I'm trying to make the following vectorized manipulation of date column in my data. I found a very inelegant solution and am sure there is a cleaner tidy solution. Toy example:
index <- c(1,2)
input <- c('11-9-2019', '11/01/2019-01/31/2020')
output <- c('11-9-2019', '11-01-2019')
df_in <- data.frame('index'=index, 'data'=input)
df_out <- data.frame('index' =index, 'data'=output)
I can solve the problem using sapply as follows:
df_out$data <- sapply(range(1:2), function(x) ifelse(str_length(df_in$data[x]) > 12,
str_sub(df_in$data[x], -10, -1),
df_in$data[x]))
df_out$data <- str_replace_all(df_out$data, '/', '-')
df_out$data
Is there any way to do this a) with one vectorized line, b) without relying on string indices like I did in str_sub?
Thanks!
You can do it using gsub
:
gsub("(\\d{1,2})[/-](\\d{1,2})[/-](\\d{4}).*","\\1-\\2-\\3",df_in$data)

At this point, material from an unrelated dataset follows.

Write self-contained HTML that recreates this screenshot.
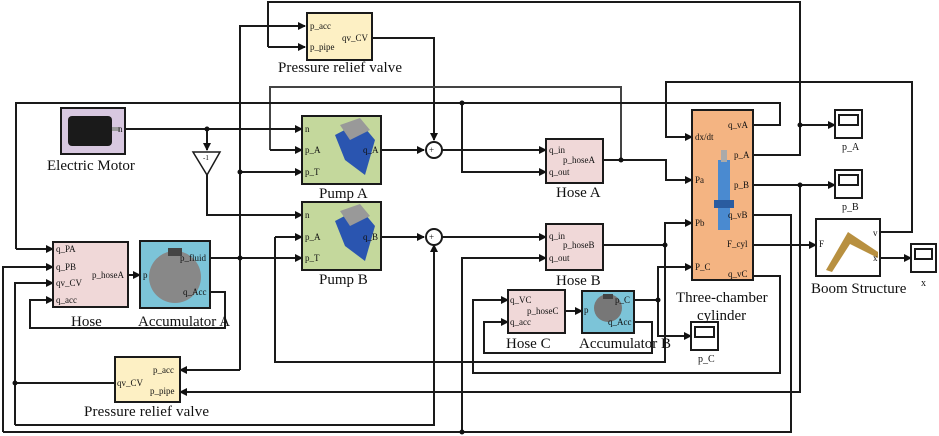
<!DOCTYPE html>
<html><head><meta charset="utf-8"><style>
body{margin:0;background:#fff}
svg{display:block;font-family:"Liberation Serif",serif}
.s{font-size:9px;font-family:"Liberation Serif",serif}
.l{font-size:15px}
</style></head><body>
<svg width="939" height="436" viewBox="0 0 939 436">
<defs><marker id="a" markerWidth="8" markerHeight="8" refX="7" refY="4" orient="auto" markerUnits="userSpaceOnUse"><path d="M0,0L8,4L0,8z" fill="#111"/></marker></defs>
<g fill="none" stroke="#1a1a1a" stroke-width="2">
<path d="M268,47V2H800V155H753"/>
<path d="M268,47H305" marker-end="url(#a)"/>
<path d="M240,370V26H305" marker-end="url(#a)"/>
<path d="M372,38H434V140" marker-end="url(#a)"/>
<path d="M270,150V87H621V160" stroke="#444"/>
<path d="M270,150H302" marker-end="url(#a)"/>
<path d="M16,249V103H780V125H753"/>
<path d="M16,249H53" marker-end="url(#a)"/>
<path d="M462,103V172H546" marker-end="url(#a)"/>
<path d="M125,129H302" marker-end="url(#a)"/>
<path d="M207,129V150" marker-end="url(#a)"/>
<path d="M207,175V215H302" marker-end="url(#a)"/>
<path d="M240,172H302" marker-end="url(#a)"/>
<path d="M381,150H424" marker-end="url(#a)"/>
<path d="M442,150H546" marker-end="url(#a)"/>
<path d="M381,237H424" marker-end="url(#a)"/>
<path d="M442,237H546" marker-end="url(#a)"/>
<path d="M603,160H666V180H692" marker-end="url(#a)"/>
<path d="M603,245H665V223H692" marker-end="url(#a)"/>
<path d="M275,237V362H665V245"/>
<path d="M275,237H302" marker-end="url(#a)"/>
<path d="M210,258H302" marker-end="url(#a)"/>
<path d="M128,275H140" marker-end="url(#a)"/>
<path d="M210,292H225V328H30V300H53" marker-end="url(#a)"/>
<path d="M3,432V267H53" marker-end="url(#a)"/>
<path d="M15,425V283H53" marker-end="url(#a)"/>
<path d="M15,425H434V245" marker-end="url(#a)"/>
<path d="M115,383H15"/>
<path d="M240,370H180" marker-end="url(#a)"/>
<path d="M800,185V392H180" marker-end="url(#a)"/>
<path d="M3,432H791V215H753"/>
<path d="M462,432V258H546" marker-end="url(#a)"/>
<path d="M753,276H780V373H473V300H508" marker-end="url(#a)"/>
<path d="M634,322H652V353H484V322H508" marker-end="url(#a)"/>
<path d="M565,311H582" marker-end="url(#a)"/>
<path d="M634,300H658V267H692" marker-end="url(#a)"/>
<path d="M658,300V336H691" marker-end="url(#a)"/>
<path d="M800,125H835" marker-end="url(#a)"/>
<path d="M753,185H835" marker-end="url(#a)"/>
<path d="M753,245H816" marker-end="url(#a)"/>
<path d="M880,232H912V82H666V137H692" marker-end="url(#a)"/>
<path d="M880,258H911" marker-end="url(#a)"/>
</g>
<g fill="#111">
<circle cx="207" cy="129" r="2.5"/><circle cx="240" cy="172" r="2.5"/><circle cx="240" cy="258" r="2.5"/>
<circle cx="462" cy="103" r="2.5"/><circle cx="621" cy="160" r="2.5"/><circle cx="800" cy="125" r="2.5"/>
<circle cx="800" cy="185" r="2.5"/><circle cx="665" cy="245" r="2.5"/><circle cx="658" cy="300" r="2.5"/>
<circle cx="15" cy="383" r="2.5"/><circle cx="462" cy="432" r="2.5"/>
</g>
<g stroke="#1a1a1a" stroke-width="2">
<rect x="307" y="13" width="65" height="47" fill="#fdf0c4"/>
<rect x="115" y="357" width="65" height="45" fill="#fdf0c4"/>
<rect x="61" y="108" width="64" height="46" fill="#d8c8e0"/>
<rect x="302" y="116" width="79" height="68" fill="#c4d89c"/>
<rect x="302" y="202" width="79" height="68" fill="#c4d89c"/>
<rect x="546" y="139" width="57" height="44" fill="#f0d8d8"/>
<rect x="546" y="224" width="57" height="46" fill="#f0d8d8"/>
<rect x="53" y="242" width="75" height="65" fill="#f0d8d8"/>
<rect x="508" y="290" width="57" height="43" fill="#f0d8d8"/>
<rect x="140" y="241" width="70" height="67" fill="#7cc4d8"/>
<rect x="582" y="291" width="52" height="42" fill="#7cc4d8"/>
<rect x="692" y="110" width="61" height="170" fill="#f4b482"/>
<rect x="816" y="219" width="64" height="57" fill="#fff"/>
<rect x="835" y="110" width="27" height="28" fill="#fff"/><rect x="839" y="115" width="19" height="10" fill="#fff"/>
<rect x="835" y="170" width="27" height="28" fill="#fff"/><rect x="839" y="175" width="19" height="10" fill="#fff"/>
<rect x="911" y="244" width="25" height="28" fill="#fff"/><rect x="915" y="249" width="17" height="10" fill="#fff"/>
<rect x="691" y="322" width="27" height="28" fill="#fff"/><rect x="695" y="327" width="19" height="10" fill="#fff"/>
<circle cx="434" cy="150" r="8" fill="#fff"/><circle cx="434" cy="237" r="8" fill="#fff"/>
<path d="M193,152H220L207,175Z" fill="#fff" stroke-width="1.5"/>
</g>
<rect x="68" y="116" width="44" height="30" rx="4" fill="#1a1a1a"/><rect x="112" y="127" width="8" height="4" fill="#999"/>
<path d="M345,160L335,135L360,122L375,140L365,175Z" fill="#2a55b0"/><path d="M340,125L360,118L370,130L350,140Z" fill="#999"/>
<path d="M345,246L335,221L360,208L375,226L365,261Z" fill="#2a55b0"/><path d="M340,211L360,204L370,216L350,226Z" fill="#999"/>
<ellipse cx="175" cy="277" rx="26" ry="26" fill="#888"/><rect x="168" y="248" width="14" height="8" fill="#444"/>
<ellipse cx="608" cy="308" rx="14" ry="14" fill="#777"/><rect x="603" y="294" width="10" height="5" fill="#444"/>
<path d="M718,160h12v70h-12z" fill="#4a8ad0"/><rect x="714" y="200" width="20" height="8" fill="#2a5ca0"/><rect x="721" y="150" width="6" height="12" fill="#aaa"/>
<path d="M826,270L848,232L878,252L878,258L850,244L832,272Z" fill="#b89040"/>
<g class="s" fill="#111">
<text x="310" y="29">p_acc</text><text x="310" y="50">p_pipe</text><text x="342" y="41">qv_CV</text>
<text x="153" y="373">p_acc</text><text x="150" y="394">p_pipe</text><text x="117" y="386">qv_CV</text>
<text x="118" y="132">n</text>
<text x="305" y="132">n</text><text x="305" y="153">p_A</text><text x="305" y="175">p_T</text><text x="363" y="153">q_A</text>
<text x="305" y="218">n</text><text x="305" y="240">p_A</text><text x="305" y="261">p_T</text><text x="363" y="240">q_B</text>
<text x="549" y="153">q_in</text><text x="563" y="163">p_hoseA</text><text x="549" y="175">q_out</text>
<text x="549" y="239">q_in</text><text x="563" y="248">p_hoseB</text><text x="549" y="261">q_out</text>
<text x="56" y="252">q_PA</text><text x="56" y="270">q_PB</text><text x="56" y="286">qv_CV</text><text x="56" y="303">q_acc</text><text x="92" y="278">p_hoseA</text>
<text x="143" y="278">p</text><text x="180" y="261">p_fluid</text><text x="183" y="295">q_Acc</text>
<text x="510" y="303">q_VC</text><text x="527" y="314">p_hoseC</text><text x="510" y="325">q_acc</text>
<text x="584" y="313">p</text><text x="615" y="303">p_C</text><text x="608" y="325">q_Acc</text>
<text x="695" y="140">dx/dt</text><text x="695" y="183">Pa</text><text x="695" y="226">Pb</text><text x="695" y="270">P_C</text>
<text x="728" y="128">q_vA</text><text x="734" y="158">p_A</text><text x="734" y="188">p_B</text><text x="728" y="218">q_vB</text><text x="727" y="247">F_cyl</text><text x="728" y="277">q_vC</text>
<text x="819" y="247">F</text><text x="873" y="236">v</text><text x="873" y="261">x</text>
<text x="203" y="160" font-size="7">-1</text>
<text x="429" y="153">+</text><text x="429" y="240">+</text>
</g>
<g class="l" fill="#111">
<text x="278" y="72" textLength="124">Pressure relief valve</text>
<text x="47" y="170">Electric Motor</text>
<text x="319" y="198">Pump A</text>
<text x="319" y="284">Pump B</text>
<text x="556" y="197">Hose A</text>
<text x="556" y="285">Hose B</text>
<text x="71" y="326">Hose</text>
<text x="138" y="326">Accumulator A</text>
<text x="506" y="348">Hose C</text>
<text x="579" y="348">Accumulator B</text>
<text x="676" y="302">Three-chamber</text>
<text x="697" y="320">cylinder</text>
<text x="811" y="293">Boom Structure</text>
<text x="84" y="416" textLength="125">Pressure relief valve</text>
</g>
<g class="s" fill="#111" style="font-size:10px">
<text x="842" y="150">p_A</text><text x="842" y="210">p_B</text><text x="698" y="362">p_C</text><text x="921" y="286">x</text>
</g>
</svg>
</body></html>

[1] "11-9-2019" "11-01-2019"
Explanation if you're not familiar with regex:
This searches for a string that has one or two digits ((\\d{1,2})
), followed by a slash or a dash ([/-]
), then one or two more digits, again a dash or a slash, and then four digits. It replaces these with just the three sets of digits separated by dashes, and removing anything that follows this first string.